Wherever a line holds the word "chart", copy that line out.

Source excerpt |
================

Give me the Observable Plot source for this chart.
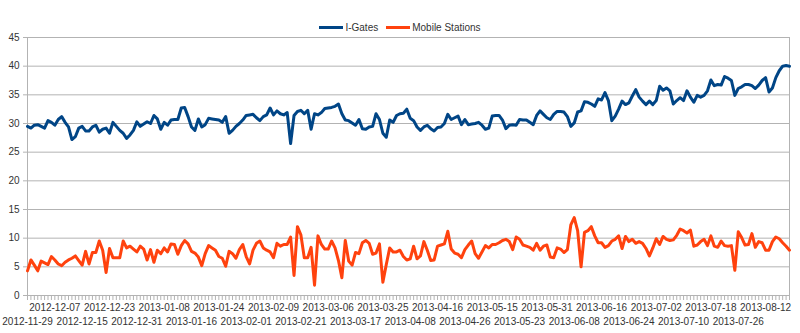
<!DOCTYPE html>
<html><head><meta charset="utf-8">
<script src="https://cdn.jsdelivr.net/npm/d3@7"></script>
<script src="https://cdn.jsdelivr.net/npm/@observablehq/plot@0.6"></script>
<style>
body{margin:0;background:#fff;font-family:"Liberation Sans",Arial,sans-serif;}
#wrap{position:relative;width:800px;height:333px;}
#legend{position:absolute;top:21px;left:0;width:800px;height:12px;display:flex;justify-content:center;align-items:center;font-size:10px;color:#333;z-index:2;}
.item{display:flex;align-items:center;margin:0 4px;}
.sw{width:24px;height:3px;margin-right:2px;}
</style></head><body><div id="wrap"><div id="legend"></div></div>
<script>
const tickLabels = ["2012-11-29","2012-12-07","2012-12-15","2012-12-23","2012-12-31","2013-01-08","2013-01-16","2013-01-24","2013-02-01","2013-02-09","2013-02-21","2013-03-06","2013-03-17","2013-03-25","2013-04-08","2013-04-16","2013-04-26","2013-05-15","2013-05-23","2013-05-31","2013-06-08","2013-06-16","2013-06-24","2013-07-02","2013-07-10","2013-07-18","2013-07-26","2013-08-12"];
const labelEvery = 8;
const yTicks = [0,5,10,15,20,25,30,35,40,45];
const seriesNames = ["I-Gates","Mobile Stations"];
const seriesColors = ["#004586","#ff420e"];
const iGates = [
29.5,29.2,29.7,29.8,29.5,29.2,30.5,30.2,29.7,30.7,
31.2,30.2,29.4,27.2,27.7,29.2,29.5,28.7,28.7,29.4,
29.7,28.5,29.0,29.2,28.3,30.2,29.5,28.8,28.3,27.4,
28.0,28.8,30.3,29.5,29.9,30.3,30.0,31.4,30.8,29.0,
30.2,29.7,30.6,30.7,30.7,32.7,32.8,31.2,29.4,28.8,
30.8,29.4,29.8,30.9,30.8,30.7,30.6,30.2,31.2,28.3,
28.8,29.5,30.0,30.6,31.4,31.5,31.6,31.0,30.5,31.2,
31.5,32.7,31.5,32.2,31.7,31.5,31.9,26.5,31.4,32.1,
32.3,31.7,32.3,29.0,31.7,31.5,31.9,32.6,32.7,32.8,
33.0,33.4,31.7,30.6,30.5,30.1,29.7,30.7,29.1,29.0,
29.4,29.5,31.7,30.7,28.3,27.6,30.6,30.2,31.4,
31.7,31.8,32.5,30.9,30.5,29.4,28.8,29.4,29.7,29.1,
28.7,29.3,29.4,30.0,31.6,30.7,31.0,31.3,29.8,30.7,
29.8,29.9,30.0,30.2,29.7,29.0,29.2,31.3,31.4,31.4,
30.6,29.1,29.7,29.8,29.7,30.7,30.6,30.6,30.2,29.8,
31.4,32.2,31.6,31.0,30.7,31.6,32.1,32.1,32.0,31.2,
29.5,30.1,32.0,32.2,33.8,33.7,33.4,33.0,34.3,34.1,
35.4,34.0,30.5,31.3,32.5,33.9,33.3,33.6,34.8,35.9,
34.6,33.9,33.3,33.9,33.3,34.0,36.5,35.8,36.2,35.7,
33.4,34.0,34.5,34.0,35.7,34.6,33.7,34.9,34.6,34.9,
35.7,37.6,36.6,36.8,36.7,38.2,37.9,37.5,34.9,36.1,
36.4,36.8,36.8,36.6,36.1,36.7,37.5,38.0,35.5,36.2,
38.0,39.2,40.0,40.1,40.0
];
const mobileStations = [
4.3,6.2,5.3,4.3,6.0,5.7,5.4,6.8,6.2,5.5,
5.2,5.8,6.2,6.5,6.9,6.1,5.3,7.7,5.5,7.5,
7.5,9.5,7.9,4.0,8.2,6.6,6.6,6.6,9.5,8.3,
8.6,8.1,7.6,8.6,8.1,6.2,8.0,5.8,7.9,7.3,
8.3,7.6,9.0,8.9,7.2,8.7,9.6,9.0,7.7,7.4,
6.7,5.2,7.3,8.7,8.3,7.9,6.8,6.5,5.1,7.7,
7.3,6.5,8.0,8.9,6.8,5.5,7.9,9.1,9.5,8.3,
7.9,7.6,6.6,9.1,8.6,8.9,8.9,10.2,3.5,12.0,
10.6,6.6,6.6,8.4,1.8,10.4,8.9,8.1,8.1,9.5,
8.3,6.1,3.1,9.6,6.0,5.3,7.5,7.3,9.2,9.6,
9.1,7.2,7.4,9.0,2.3,5.4,8.3,7.6,7.6,
7.9,6.8,6.2,6.4,8.6,6.4,6.9,9.4,7.9,6.1,
6.2,8.6,8.8,9.0,11.2,8.1,7.4,7.2,6.6,8.0,
8.8,9.5,7.3,6.5,7.6,8.7,8.3,8.9,8.9,9.2,
9.6,9.8,9.4,8.0,10.2,9.8,8.8,8.6,8.4,7.9,
9.1,7.9,8.6,8.8,6.7,6.6,8.3,8.1,7.5,8.0,
12.3,13.6,11.3,5.0,11.0,11.3,12.0,10.4,9.2,9.2,
8.4,8.7,9.5,9.8,10.4,8.2,10.3,9.4,9.8,9.1,
9.4,9.1,8.2,6.9,8.3,9.9,8.9,10.3,9.8,9.6,
9.7,10.5,11.6,11.3,10.9,11.4,8.6,8.8,9.4,9.8,
8.7,10.4,8.6,8.4,9.5,8.7,8.6,8.7,4.4,11.1,
10.1,8.8,8.9,10.8,8.4,9.4,9.2,7.9,7.9,9.4,
10.2,9.9,9.2,8.6,7.9
];

const rows = [];
[iGates, mobileStations].forEach((arr, s) => arr.forEach((v, i) => rows.push({i, v, s: seriesNames[s]})));
const n = iGates.length;
const allIdx = d3.range(n);
const labelIdx = tickLabels.map((_, k) => k * labelEvery);
const upperIdx = labelIdx.filter((_, k) => k % 2 === 1);
const lowerIdx = labelIdx.filter((_, k) => k % 2 === 0);
const fmt = i => tickLabels[i / labelEvery];
const grid = "#b3b3b3";

const chart = Plot.plot({
  width: 800, height: 333,
  marginTop: 37, marginBottom: 38, marginLeft: 27, marginRight: 11,
  style: {fontFamily: '"Liberation Sans", Arial, sans-serif', fontSize: "10px", color: "#333", background: "#fff"},
  x: {domain: [0, n - 1], axis: null},
  y: {domain: [0, 45], axis: null},
  color: {domain: seriesNames, range: seriesColors},
  marks: [
    Plot.gridY(yTicks, {stroke: grid, strokeOpacity: 1}),
    Plot.axisY(yTicks, {tickSize: 4, tickPadding: 4, stroke: grid, fill: "#333", label: null}),
    Plot.ruleX([0], {stroke: grid}),
    Plot.ruleX([n - 1], {stroke: grid}),
    Plot.axisX(allIdx, {tickSize: 5, tickFormat: () => "", stroke: grid, label: null}),
    Plot.axisX(upperIdx, {tickSize: 0, tickPadding: 8, tickFormat: fmt, fill: "#333", label: null}),
    Plot.axisX(lowerIdx, {tickSize: 0, tickPadding: 22, tickFormat: fmt, fill: "#333", label: null}),
    Plot.line(rows, {x: "i", y: "v", z: "s", stroke: "s", strokeWidth: 3, strokeLinejoin: "round"})
  ]
});
document.getElementById("wrap").appendChild(chart);

const legend = document.getElementById("legend");
seriesNames.forEach((name, k) => {
  const it = document.createElement("div"); it.className = "item";
  const sw = document.createElement("span"); sw.className = "sw"; sw.style.background = seriesColors[k];
  const tx = document.createElement("span"); tx.textContent = name;
  it.appendChild(sw); it.appendChild(tx); legend.appendChild(it);
});
</script>
</body></html>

================

Written response |
Give me the Observable Plot source for this chart.
const chart = Plot.plot({
document.getElementById("wrap").appendChild(chart);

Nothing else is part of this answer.